Community thrives on this material not simply because Dan Harmon’s a big fan of D&D (his DM guest-starred last week as Annie’s brother), but because it fits the show’s format. When it comes to Community, it doesn’t really matter what the gimmick is, whether it’s paintball or pillow forts or anything else, so long as the characters are emotionally invested. Once the show has created that emotional realism, the rest of the pieces just fall into place, and every member of the group fully commits to the idea, even Buzz. Even though Cross’ character is destined to play such a small role in the future of the show, by playing up Jeff’s relationship with his father and Abed’s need for everyone to commit to whatever fiction it is he’s interested in at the moment, there was real resonance all around. The supposed objective, we hear early on, is “fun,” but enjoyment never enters the room, even when the Hickeys finally bond at the end.
Like any good sequel, “AAD&D” took what worked before and added enough twists to keep things interesting. The radically different cast played a large part in differentiating the two episodes, but a bigger part of this was the way this time out was a competition. The rules were the same, but then, other than saying things out loud and occasionally rolling dice, that’s not particularly different from any other scenario in Community. Changing the stakes really was enough to make for a completely solid, oddly fresh episode, and I have no qualms with repetition if it’s this well-done.

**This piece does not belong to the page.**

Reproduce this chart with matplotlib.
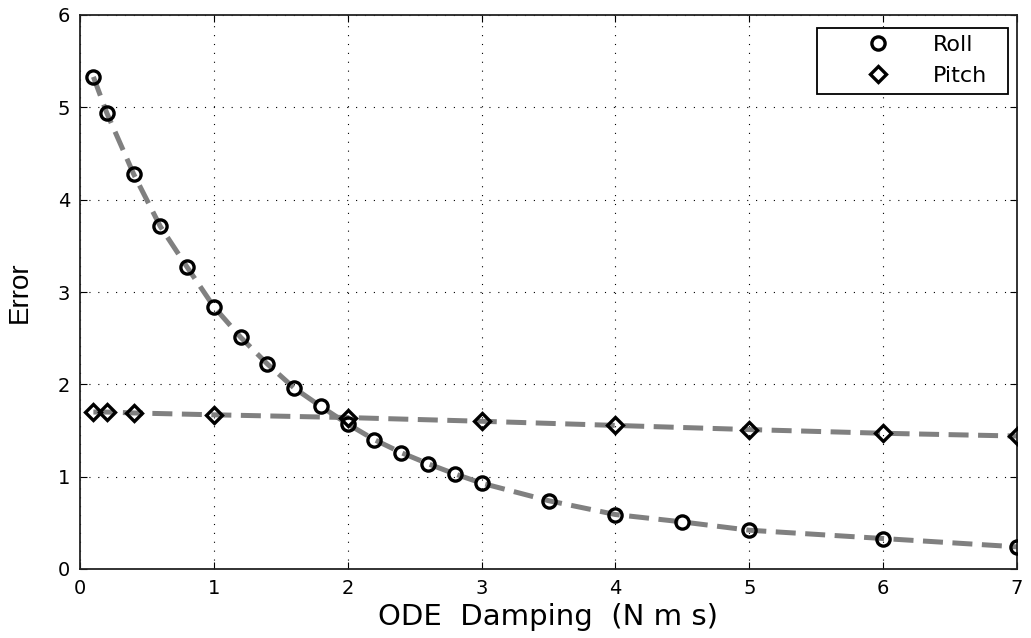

The strengths that the show took, on the other hand, were extremely fast dialogue and a sense of how the ridiculous can become truly important to us. That stories matter is one of the understated themes of the show, and roleplaying games are ultimately a form of communal storytelling. What also impressed me was that this was the first episode of the season where there was real pathos that didn’t result from the changing cast. Buzz has become one of the strongest characters on the show, and at this point despite all his eccentricity, he’s also the most real. Not a single character was miswritten, either. “AAD&D” was an episode where the execution never faltered, with every single member of the cast given funny lines and not a wasted second of screen-time. I’m sure more original efforts will be the fan favorites for this season, but in every other respect this episode was practically perfect.